Hold onto your Lancers, Gear-heads. According to Video Games Chronicle, Gears of War E-Day is sponsoring an upcoming WWE event - and the gaming internet is doing what it does best: furiously speculating about a release window.

This is not your average banner ad on a gaming forum. A WWE sponsorship is a big-budget, main-event-tier marketing move, the kind of spend that publishers typically time to coincide with an actual product hitting shelves. You don't drop that kind of coin just to remind people a game exists in a theoretical future.

Reading the meta

The logic, as VGC points out, is pretty straightforward: these promotional tie-ins are usually aligned with a game's launch window. Studios and publishers don't exactly throw stacks of cash at live event sponsorships months or years before a release - that's just bad resource management, and even the most chaotic game dev schedules don't greenlight that kind of off-strategy spend.

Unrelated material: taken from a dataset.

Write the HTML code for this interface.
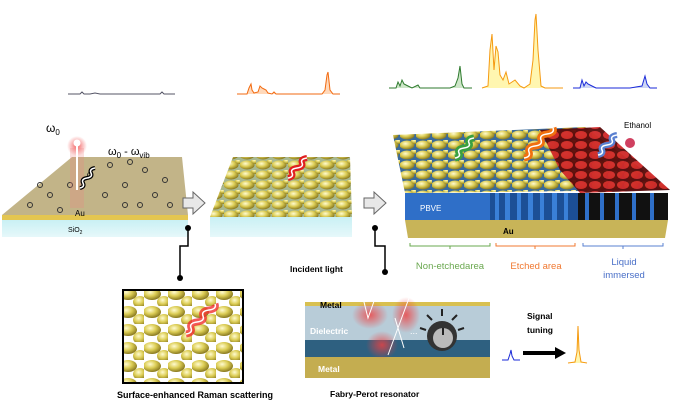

E-Day, for the uninitiated, is the prequel to the original Gears of War trilogy, pulling players back to the catastrophic moment the Locust first emerged and turned humanity's day into an absolute nightmare. The Coalition has been cooking on this one for a while, and Xbox fans have been starved for a firm release date like a Drone starved for surface-dwellers.

No confirmed date yet - but the signs are loading

To be clear, no official release date has been confirmed. Microsoft and The Coalition haven't dropped a specific window, so we're still in full detective mode here. But between this WWE tie-in and the general hype momentum building around E-Day, it's starting to feel less like a distant quest objective and more like a final boss that's actually in the same room.

If the sponsorship timing follows the usual marketing playbook, fans might want to start clearing space on their SSDs sooner rather than later. WWE events draw massive mainstream audiences, which means Xbox is potentially positioning E-Day for a visibility push that goes well beyond the core gaming crowd.

Whether this means a 2025 launch window or something bleeding into early 2026, we don't know yet. But one thing's clear: the chainsaw bayonet is revving up, and it sounds closer than ever.